There is a camping ground and bungalow accommodation near the reservoir, have a peaceful night star-gazing and get ready to wake up to an unforgettable sunrise. In January only, the special highlight are blooming cherry blossom trees which are rare to be seen.
This remote Chinese village up high in the mountains bordering Burma will be a surprisingly memorable visit, nothing like anywhere else you will see in Thailand. The humble Chinese-style mud houses are located around an impressive lake, surrounded by mountains with floating-cloud like fog. The village offers a popular lunch spot where visitors can enjoy a deliciously unique Yunnan feast, like stewed pork leg with Chinese bun, fresh tea leaves salad, fried fish, and stir-fried local vegetable. Good buys here are a variety of tea leaves and dried fruits. Rakthai also offers resorts if you would like to enjoy this distinctive paradise a little more. Travel coordination should be organized prior to the visit as there are no transportation available from the village.
Tham Lod is a limestone cave renowned for its natural beauty with a river flowing through the cave, the interior features fascinating stalactites and stalagmites. One of the main caves feature strange rock formations which look like dolls all around the cave ground, with black and red historic drawings which dates back to 2,000-3,000 years. Another pre-historic cave is filled with artifacts like potteries, tools, skeletons and the highlight being teakwood coffins, thought to have been carved by the Lawa tribespeople thousands of years ago. To make the visit even more extraordinary is to enter the cave opening through the river by a bamboo raft.
As the name of the park suggests, the attraction is known for the beautiful Mae Surin Waterfall. The spectacular fall is 100 meters in height with a flowing water all year round and is the source of many rivers in Northern Thailand. There are 2 ways you can enjoy the fall, one is a view point located on a hill afar but you can hear the surround sound of the fall crashing on the surface below, the other is a challenging trek route which will require a guide to take you through the jungle see the actual fall up close and personal.
Wat Chong Kham is characteristic with a 9-tier roof, built approximately 200 years ago by the Shan (Thai Yai) people, and is considered the first temple in Mae Hong Son. The temple features enchanting antique glass paintings done by Burmese artisan, a truly unique grand Buddha weaved and structured using rattan, and a small museum displaying a variety of wood carving dolls.

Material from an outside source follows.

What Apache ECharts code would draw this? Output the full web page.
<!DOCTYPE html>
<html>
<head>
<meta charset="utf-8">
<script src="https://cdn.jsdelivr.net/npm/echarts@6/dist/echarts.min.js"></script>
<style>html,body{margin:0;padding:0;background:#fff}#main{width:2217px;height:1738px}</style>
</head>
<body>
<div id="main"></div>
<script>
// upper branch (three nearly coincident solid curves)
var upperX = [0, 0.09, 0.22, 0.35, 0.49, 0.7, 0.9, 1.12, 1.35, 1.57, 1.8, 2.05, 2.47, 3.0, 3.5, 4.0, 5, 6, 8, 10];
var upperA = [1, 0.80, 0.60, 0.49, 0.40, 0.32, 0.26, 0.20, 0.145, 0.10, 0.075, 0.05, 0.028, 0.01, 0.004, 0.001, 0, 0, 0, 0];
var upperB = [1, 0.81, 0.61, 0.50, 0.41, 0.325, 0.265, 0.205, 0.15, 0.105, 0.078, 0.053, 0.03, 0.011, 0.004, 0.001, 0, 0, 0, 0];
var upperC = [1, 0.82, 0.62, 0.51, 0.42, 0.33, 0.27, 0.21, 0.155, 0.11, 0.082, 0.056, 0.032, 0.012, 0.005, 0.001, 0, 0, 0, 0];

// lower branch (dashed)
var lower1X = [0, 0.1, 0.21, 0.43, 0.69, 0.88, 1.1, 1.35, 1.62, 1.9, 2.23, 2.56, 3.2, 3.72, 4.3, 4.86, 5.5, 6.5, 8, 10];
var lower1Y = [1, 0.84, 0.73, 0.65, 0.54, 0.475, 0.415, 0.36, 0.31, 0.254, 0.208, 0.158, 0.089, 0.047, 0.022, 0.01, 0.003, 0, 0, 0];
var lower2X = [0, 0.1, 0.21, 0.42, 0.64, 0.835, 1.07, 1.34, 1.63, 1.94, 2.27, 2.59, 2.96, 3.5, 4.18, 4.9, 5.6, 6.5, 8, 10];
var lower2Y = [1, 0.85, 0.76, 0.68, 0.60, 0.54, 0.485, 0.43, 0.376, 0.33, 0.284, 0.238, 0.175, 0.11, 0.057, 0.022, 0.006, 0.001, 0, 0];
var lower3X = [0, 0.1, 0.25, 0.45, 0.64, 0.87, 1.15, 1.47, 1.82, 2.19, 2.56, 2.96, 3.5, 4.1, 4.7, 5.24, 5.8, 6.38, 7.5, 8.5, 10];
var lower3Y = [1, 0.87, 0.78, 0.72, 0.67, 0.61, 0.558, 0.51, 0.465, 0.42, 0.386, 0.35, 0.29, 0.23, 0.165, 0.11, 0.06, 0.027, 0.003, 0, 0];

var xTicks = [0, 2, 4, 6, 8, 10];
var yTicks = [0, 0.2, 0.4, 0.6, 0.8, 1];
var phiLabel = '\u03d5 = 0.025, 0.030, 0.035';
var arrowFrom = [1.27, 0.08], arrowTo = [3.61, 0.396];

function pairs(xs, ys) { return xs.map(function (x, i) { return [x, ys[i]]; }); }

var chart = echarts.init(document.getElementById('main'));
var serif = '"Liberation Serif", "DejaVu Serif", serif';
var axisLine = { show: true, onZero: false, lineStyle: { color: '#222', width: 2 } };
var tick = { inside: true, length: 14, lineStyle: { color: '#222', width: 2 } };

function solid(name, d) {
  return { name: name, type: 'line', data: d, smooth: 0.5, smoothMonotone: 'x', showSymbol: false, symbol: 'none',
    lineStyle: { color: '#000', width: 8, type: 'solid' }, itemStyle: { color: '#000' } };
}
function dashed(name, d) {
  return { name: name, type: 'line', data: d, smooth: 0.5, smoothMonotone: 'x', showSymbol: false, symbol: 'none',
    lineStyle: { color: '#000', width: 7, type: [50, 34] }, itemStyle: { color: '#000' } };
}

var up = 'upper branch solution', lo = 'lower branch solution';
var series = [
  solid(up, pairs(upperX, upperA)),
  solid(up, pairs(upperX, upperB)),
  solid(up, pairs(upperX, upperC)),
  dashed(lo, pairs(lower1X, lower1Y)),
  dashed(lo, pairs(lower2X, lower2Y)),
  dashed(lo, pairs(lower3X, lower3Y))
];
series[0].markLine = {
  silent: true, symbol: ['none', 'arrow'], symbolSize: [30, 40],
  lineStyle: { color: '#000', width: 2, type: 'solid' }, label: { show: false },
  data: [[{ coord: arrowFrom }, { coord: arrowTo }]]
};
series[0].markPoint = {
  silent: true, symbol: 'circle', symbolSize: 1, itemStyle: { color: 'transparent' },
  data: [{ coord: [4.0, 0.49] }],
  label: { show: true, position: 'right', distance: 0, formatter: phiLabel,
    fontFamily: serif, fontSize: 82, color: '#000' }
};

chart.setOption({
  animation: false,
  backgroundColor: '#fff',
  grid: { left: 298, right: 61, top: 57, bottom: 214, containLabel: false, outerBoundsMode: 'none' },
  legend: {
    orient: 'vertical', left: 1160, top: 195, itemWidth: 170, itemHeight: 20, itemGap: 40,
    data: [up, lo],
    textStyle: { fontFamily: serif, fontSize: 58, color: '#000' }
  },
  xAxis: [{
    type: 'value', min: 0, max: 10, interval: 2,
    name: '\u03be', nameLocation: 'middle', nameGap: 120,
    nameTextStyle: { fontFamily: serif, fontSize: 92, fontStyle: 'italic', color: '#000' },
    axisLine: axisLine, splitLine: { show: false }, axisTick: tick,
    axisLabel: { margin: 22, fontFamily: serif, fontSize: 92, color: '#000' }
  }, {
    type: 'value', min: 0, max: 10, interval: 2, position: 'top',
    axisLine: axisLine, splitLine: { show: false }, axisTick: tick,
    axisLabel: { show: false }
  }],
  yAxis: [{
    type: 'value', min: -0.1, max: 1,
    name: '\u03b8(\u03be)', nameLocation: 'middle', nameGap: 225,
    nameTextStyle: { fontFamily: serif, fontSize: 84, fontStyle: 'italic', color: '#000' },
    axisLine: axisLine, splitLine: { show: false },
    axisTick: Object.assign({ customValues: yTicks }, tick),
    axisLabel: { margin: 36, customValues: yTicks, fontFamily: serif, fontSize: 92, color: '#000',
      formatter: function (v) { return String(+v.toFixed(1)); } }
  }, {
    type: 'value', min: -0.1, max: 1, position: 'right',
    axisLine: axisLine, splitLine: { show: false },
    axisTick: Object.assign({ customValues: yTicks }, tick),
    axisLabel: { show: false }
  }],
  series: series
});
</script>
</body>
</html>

The highlight of this temple is at night, when the temple lights up in all its glory with its stunning reflection displaying on the lake. Around the lake located a night market with food stalls, where visitors can have a picnic while enjoying the view of the lake and the temple to complete a picture-perfect night.
The temple is a beautiful Burmese-style architecture with an impressive elaborate tiered wooden roof, built in the second half of the 19th century. The temple houses the sacred "Phra Chao Phala Lakhaeng" Buddha where Buddhists come to pray for prosperity, wealth and good health. The celebrated bronze Buddha appears to have an aura-like-effect on the face, this is because real gold was mixed in the making of the facial part of the statue.
Wat Hua Wieng is located near the morning market, and is within walking distance from hotels in downtown Mae Hong Son. Due to its central location, the temple ground is used to host many of Thai Yai (Shan) traditional events all year round.
If you would like to see tribal people’s simple way of living, albeit the touristy set-up stalls of weaved fabrics and crafts for sale, this once in a lifetime experience will be worth a visit. The highlight here is of course the longneck Karen ladies and the photo opportunity with them (and support their merchandise of course.) Note that Karen women are not born with longer neck, women start wearing neck rings from the age of 5 and add a ring yearly until the age of 25. Similar to other tribal villages, the fee to enter the Karen village is quite steep. It is recommended to visit the Karen village as part of a day tour, rather than making it the main itinerary of the day.
Like most of Thailand, hot and dry from February to May, wet weather and slightly cooler temperatures until October. However, from November through January, for Northern provinces the weather is dry with comfortable temperatures during the day but can get quite cold at night.